After 25 years, we still can’t wait to get to work every morning. People enjoy our product. That’s very important to me.

Dinh Nguy, founder of United Bakery in West Sacramento

“When you make a couple of loaves, it’s easy. When you make 10,000 or more, that’s a lot of challenges every day.”

Despite their success, the couple doesn’t give off any signs of wealth. Nguy drives a 2003 Toyota Tacoma pickup, Szeto a 14-year-old Lexus. Their house in Carmichael, he says, is “a decent house.”

Asked what their dream purchase might be or where they might go on a dream vacation and you get a startling answer. Vacation? They’ve never taken one. One of their daughters joined the Navy so her parents wouldn’t owe money for college. The other daughter is an aspiring fashion designer in Los Angeles.

“You can’t help but admire their work ethic. They’re kicking butt,” said Lisandro “Chando” Madrigal, who negotiated with the couple when he bought their building. But Madrigal says the all-work mindset is not for everybody.

“You have to balance it. You have to have a life. I’ve got four children and I’m not going to be married to the business,” Madrigal added.

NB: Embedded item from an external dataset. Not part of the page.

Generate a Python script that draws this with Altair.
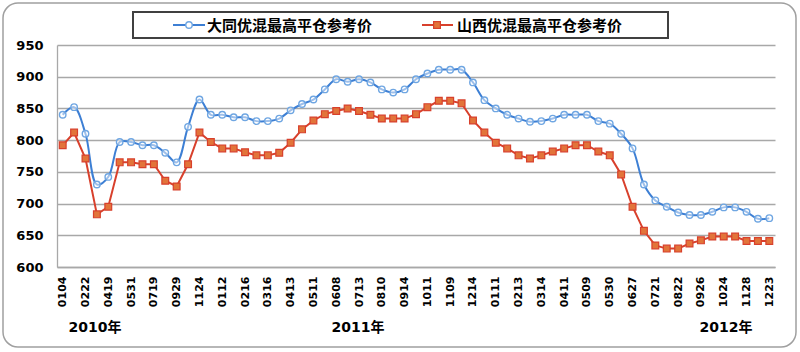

To the typical visitor, the current bakery looks cavernous, 28,000 square feet of built-out warehouse space replete with huge, powerful mixers that handle 200 pounds of dough at a time, large walk-in refrigerators, scores of rack ovens that cost hundreds of thousands of dollars and teams of employees working shifts from 3:30 a.m. to midnight. United Bakery now employs 40 people, Nguy said.

But he explained that the business is in a holding pattern until it moves.

“We’re already maxed out here. We can’t take on any new customers,” he said as he walked through the bakery, where employees were mixing and shaping bread dough.

Berkley, who sold his business several years ago, was pleased to hear about Nguy’s success.

“I am thrilled that he has been so successful and I’m thrilled that his hard work, his diligence and his tenacity have paid off,” Berkley said. “I’m thrilled that he remembers our doing business together and I’m very proud to be his first customer.”